After moving to Miami, Cassie faces a strong hurricane that is about to hit the coast and she is on the scene when a murderer strikes. The murderer is a person who has killed before, and Cassie may well become one of his next targets.
Mary Jane Clark, former daughter-in-law of Mary Higgins Clark, has learned well from her famous relative. "Nobody Knows" has many of the elements that make Mary Higgins Clark's books so successful. The protagonist of "Nobody Knows" is a sympathetic and attractive woman who is beleaguered by the twists and turns of life, and she must struggle to survive. Mary Jane Clark throws so many suspects into the mix that guessing the identity of the murderer early in the novel is an exercise in futility. What the author does best is describe the rough and tumble world of television news reporting, a topic that she knows well, since she is a producer and writer for CBS news in New York. The author also provides some colorful background about Sarasota, Florida, home of the Ringling Brothers Museum, where part of the novel is set.
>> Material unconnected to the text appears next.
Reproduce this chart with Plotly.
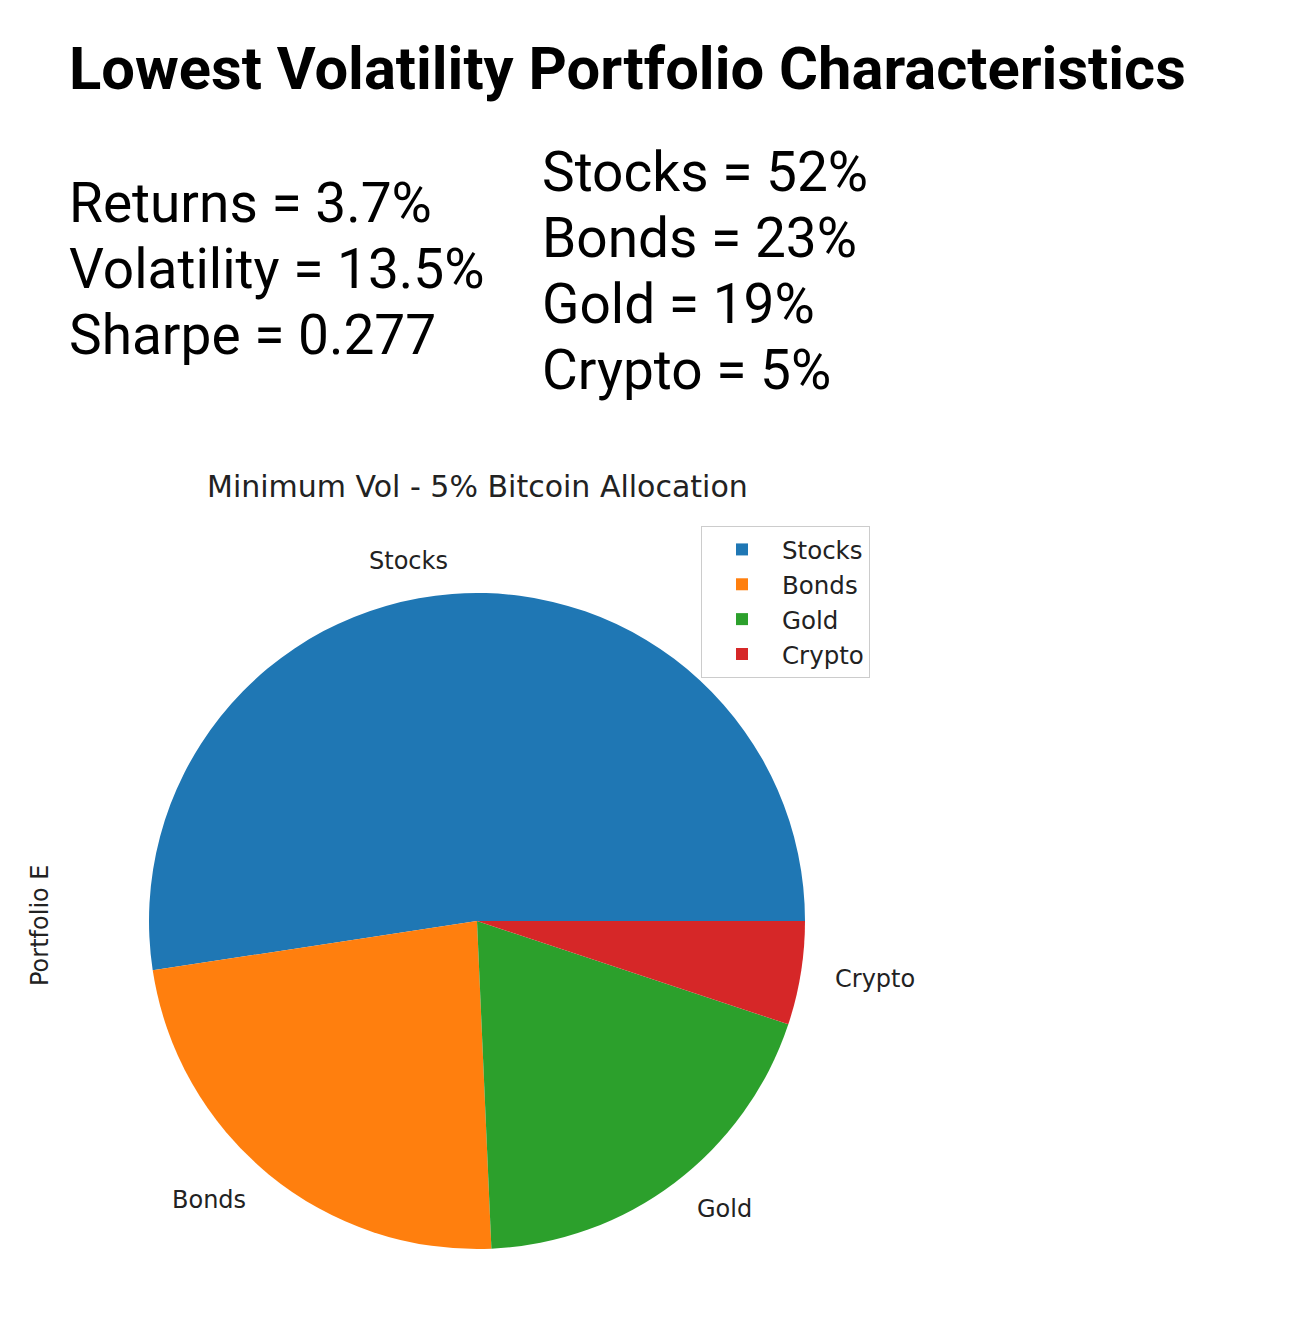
import numpy as np
import plotly.graph_objects as go

# ---- data ----
assets = ["Stocks", "Bonds", "Gold", "Crypto"]
weights = [52.4, 23.3, 19.2, 5.1]
colors = ["#1f77b4", "#ff7f0e", "#2ca02c", "#d62728"]
stat_names = ["Returns", "Volatility", "Sharpe"]
stat_values = ["3.7%", "13.5%", "0.277"]
main_title = "Lowest Volatility Portfolio Characteristics"
pie_title = "Minimum Vol - 5% Bitcoin Allocation"
ylabel = "Portfolio E"

OFF = 8                    # default page body margin
W, H = 1298 - OFF, 1327 - OFF
cx, cy, r = 477, 921, 328  # pie geometry (screen pixels)


def px(x):
    return (x - OFF) / W


def py(y):
    return 1 - (y - OFF) / H


vals = np.array(weights, dtype=float)
first_frac = vals[0] / vals.sum()

fig = go.Figure()
fig.add_trace(go.Pie(
    labels=assets, values=weights, sort=False,
    direction="counterclockwise", rotation=90 - 360 * first_frac,
    marker=dict(colors=colors, line=dict(width=0)),
    textinfo="none", hoverinfo="label+percent",
    domain=dict(x=[px(cx - r), px(cx + r)], y=[py(cy + r), py(cy - r)]),
))

ann = []
# main title
ann.append(dict(text="<b>" + main_title + "</b>", x=px(67), y=py(69), xanchor="left",
                yanchor="middle", showarrow=False,
                font=dict(family="Roboto", size=59.7, color="black")))
# stats (left column)
for i, (n, v) in enumerate(zip(stat_names, stat_values)):
    ann.append(dict(text=f"{n} = {v}", x=px(67), y=py(203 + 66 * i), xanchor="left",
                    yanchor="middle", showarrow=False,
                    font=dict(family="Roboto", size=55, color="black")))
# allocations (right column)
for i, (a, w) in enumerate(zip(assets, weights)):
    ann.append(dict(text=f"{a} = {round(w)}%", x=px(540), y=py(172 + 66 * i), xanchor="left",
                    yanchor="middle", showarrow=False,
                    font=dict(family="Roboto", size=55, color="black")))
# pie title
ann.append(dict(text=pie_title, x=px(cx), y=py(486), xanchor="center", yanchor="middle",
                showarrow=False, font=dict(family="DejaVu Sans", size=30, color="#222")))
# y label
ann.append(dict(text=ylabel, x=px(40), y=py(925), xanchor="center", yanchor="middle",
                textangle=-90, showarrow=False,
                font=dict(family="DejaVu Sans", size=24, color="#222")))
# slice labels (matplotlib style: at 1.1 r, mid-angle)
cum = np.concatenate([[0], np.cumsum(vals)]) / vals.sum() * 360.0
for i, name in enumerate(assets):
    mid = np.deg2rad((cum[i] + cum[i + 1]) / 2)
    lx = cx + 1.1 * r * np.cos(mid)
    ly = cy - 1.1 * r * np.sin(mid)
    ann.append(dict(text=name, x=px(lx), y=py(ly),
                    xanchor="left" if np.cos(mid) > 0 else "right", yanchor="middle",
                    showarrow=False, font=dict(family="DejaVu Sans", size=24, color="#222")))

fig.update_layout(
    width=W, height=H, margin=dict(l=0, r=0, t=0, b=0),
    paper_bgcolor="white", plot_bgcolor="white",
    annotations=ann,
    showlegend=True,
    legend=dict(x=px(701), y=py(526), xanchor="left", yanchor="top",
                bordercolor="#cccccc", borderwidth=1, bgcolor="white",
                itemwidth=70,
                font=dict(family="DejaVu Sans", size=24.5, color="#222")),
)

fig.write_html("out.html")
The book is fast-paced. It has a great deal of dialogue plus a large cast of characters. The most notable character is a sharp eleven-year-old named Vincent, who has a key role in the plot. However, the murderer is a stock psychopath whom we have seen so often in books of this type, and the ending is formulaic and maudlin. For fans of lightweight mysteries, "Nobody Knows" is a serviceable escapist novel.